Why Multi-Sourcing Is Failing To Reduce Supplier Risk In 2026
- Sophia Hernandez

- 15 hours ago
- 2 min read
As procurement leaders push for diversification amid geopolitical exposure and supplier concentration, many are discovering that multi-sourcing strategies do not automatically translate into operational resilience. The execution layer between contract signature and day-to-day delivery is increasingly where risk accumulates.
While supplier portfolios may look balanced on paper, coordination complexity grows with every additional partner. Without disciplined governance, sourcing strategies intended to reduce dependency can introduce new fragilities across planning, logistics, and quality control.
Where Multi-Sourcing Breaks Down
Responding to questions from The Supply Chainer, Patrick Hoffmann, managing director in Chicago at Inverto, said execution failures rarely originate in the sourcing decision itself.
“Execution failures typically emerge not from the sourcing strategy itself, but from what happens - or fails to happen - after contracts are signed,” Hoffmann said. He noted that supplier roles are often unclear, escalation paths weak, and ownership fragmented across procurement, operations, and logistics. As market conditions shift, second-tier risks and capacity constraints may go unmonitored.
Hoffmann added that small coordination gaps can cascade quickly. “Small coordination gaps like misaligned forecasts, inconsistent quality standards, or delayed logistics handoffs can quickly cascade across a multi-supplier network,” he said.
The absence of integrated, real-time performance data further limits early detection, turning what should be proactive risk management into reactive firefighting.
Resilience As An Economic Decision
Under sustained cost pressure, tradeoffs between savings and resilience are sharpening. Hoffmann argued that leaders should shift from viewing resilience as a cost premium to evaluating sourcing decisions through a total value lens.
“Short-term savings are tangible and immediate, but the financial impact of disruptions, e.g., lost sales, expedited freight, production downtime, or reputational damage is often underestimated or excluded from sourcing decisions,” he said.
He pointed to scenario modeling, stress testing, and AI-enabled risk analytics as tools to quantify disruption exposure and compare it against nominal savings. When probabilistic disruption costs are measured explicitly, resilience becomes a strategic economic choice rather than a defensive expense.

Early Warning Signals Of Supplier Instability
Hoffmann emphasized that supplier instability typically surfaces first through execution signals rather than sudden failure.
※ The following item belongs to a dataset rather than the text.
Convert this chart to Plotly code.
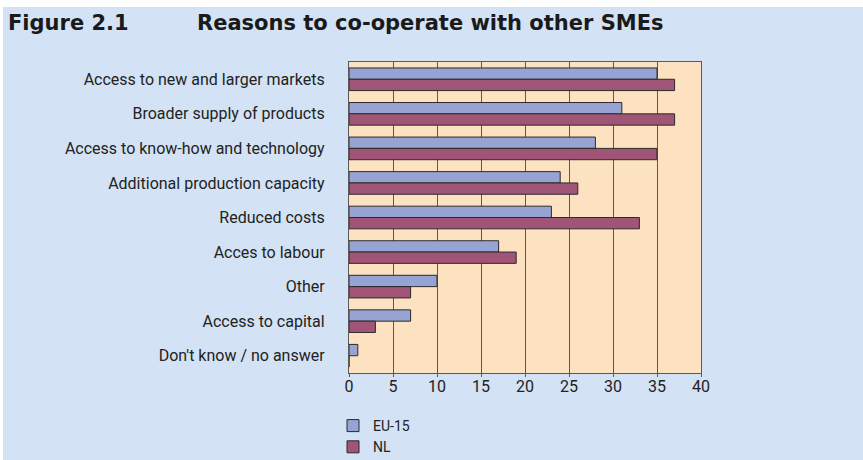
import plotly.graph_objects as go

# Survey reasons for co-operation (percentage of SMEs)
reasons = [
    "Access to new and larger markets",
    "Broader supply of products",
    "Access to know-how and technology",
    "Additional production capacity",
    "Reduced costs",
    "Acces to labour",
    "Other",
    "Access to capital",
    "Don't know / no answer",
]
eu15 = [35, 31, 28, 24, 23, 17, 10, 7, 1]
nl = [37, 37, 35, 26, 33, 19, 7, 3, 0]
x_ticks = [0, 5, 10, 15, 20, 25, 30, 35, 40]

W, H = 863, 460
ML, MR, MT, MB = 349, 162, 62, 87
PW, PH = W - ML - MR, H - MT - MB

BLUE_BG = "#d3e2f4"
PEACH = "#fde2c2"
EU_COL = "#97a3d3"
NL_COL = "#a05577"
EDGE = "#2b2b2b"
GRID = "#5a5a5a"
LABEL_FONT = "Roboto, Liberation Sans, Arial, sans-serif"
TEXT_COL = "#222222"


def px_x(p):
    return (p - ML) / PW


def px_y(p):
    return 1 - (p - MT) / PH


fig = go.Figure()
fig.add_trace(go.Bar(
    y=reasons, x=eu15, orientation="h", name="EU-15",
    marker=dict(color=EU_COL, line=dict(color=EDGE, width=1)),
))
fig.add_trace(go.Bar(
    y=reasons, x=nl, orientation="h", name="NL",
    marker=dict(color=NL_COL, line=dict(color=EDGE, width=1)),
))

# white page strips along top and left edges
fig.add_shape(type="rect", xref="paper", yref="paper", layer="below",
              x0=px_x(-5), x1=px_x(W + 5), y0=px_y(7), y1=px_y(-5),
              fillcolor="white", line_width=0)
fig.add_shape(type="rect", xref="paper", yref="paper", layer="below",
              x0=px_x(-5), x1=px_x(3), y0=px_y(H + 5), y1=px_y(-5),
              fillcolor="white", line_width=0)

title_font = dict(family="DejaVu Sans, Liberation Sans, Arial", size=21, color="#1a1a1a")
fig.add_annotation(text="<b>Figure 2.1</b>", xref="paper", yref="paper",
                   x=px_x(6), y=px_y(23), xanchor="left", yanchor="middle",
                   showarrow=False, font=title_font)
fig.add_annotation(text="<b>Reasons to co-operate with other SMEs</b>", xref="paper", yref="paper",
                   x=px_x(195), y=px_y(23), xanchor="left", yanchor="middle",
                   showarrow=False, font=title_font)

fig.update_layout(
    width=W, height=H,
    margin=dict(l=ML, r=MR, t=MT, b=MB, pad=0, autoexpand=False),
    paper_bgcolor=BLUE_BG,
    plot_bgcolor=PEACH,
    barmode="group",
    bargap=0.345,
    bargroupgap=0,
    font=dict(family=LABEL_FONT, size=16, color=TEXT_COL),
    legend=dict(
        xref="container", yref="container",
        x=333 / W, y=1 - 410 / H, xanchor="left", yanchor="top",
        bgcolor="rgba(0,0,0,0)", traceorder="normal",
        font=dict(family=LABEL_FONT, size=14, color=TEXT_COL),
        itemwidth=30, tracegroupgap=0,
    ),
    showlegend=True,
    xaxis=dict(
        range=[0, 40], tickvals=x_ticks, ticktext=[str(v) for v in x_ticks],
        showgrid=True, gridcolor=GRID, gridwidth=1.3,
        showline=True, linecolor=GRID, linewidth=1.3, mirror=True,
        ticks="outside", ticklen=3, tickcolor=GRID, tickwidth=1.3,
        ticklabelstandoff=-4,
        zeroline=False, fixedrange=True,
        tickfont=dict(family=LABEL_FONT, size=16, color=TEXT_COL),
    ),
    yaxis=dict(
        autorange="reversed",
        showline=True, linecolor=GRID, linewidth=1.3, mirror=True,
        showgrid=False, ticks="", ticklabelstandoff=20,
        tickfont=dict(family=LABEL_FONT, size=16, color=TEXT_COL),
        fixedrange=True,
    ),
)

fig.write_html("out.html")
Persistent delivery variability, declining quality, cost deviations, constrained responsiveness, and erratic capacity utilization often indicate deeper structural strain.
“The real differentiator is not the data itself, but how consistently companies act on these signals,” Hoffmann said, noting that AI can detect cross-supplier and time-based patterns that human teams may miss by combining internal performance metrics with external indicators such as financial disclosures or geopolitical developments.
For supply chain leaders navigating concentrated supplier markets, the message is clear. Diversification alone is insufficient. Competitive advantage increasingly depends on disciplined execution governance, measurable risk visibility, and the ability to translate early warning signals into timely operational action before disruptions materialize.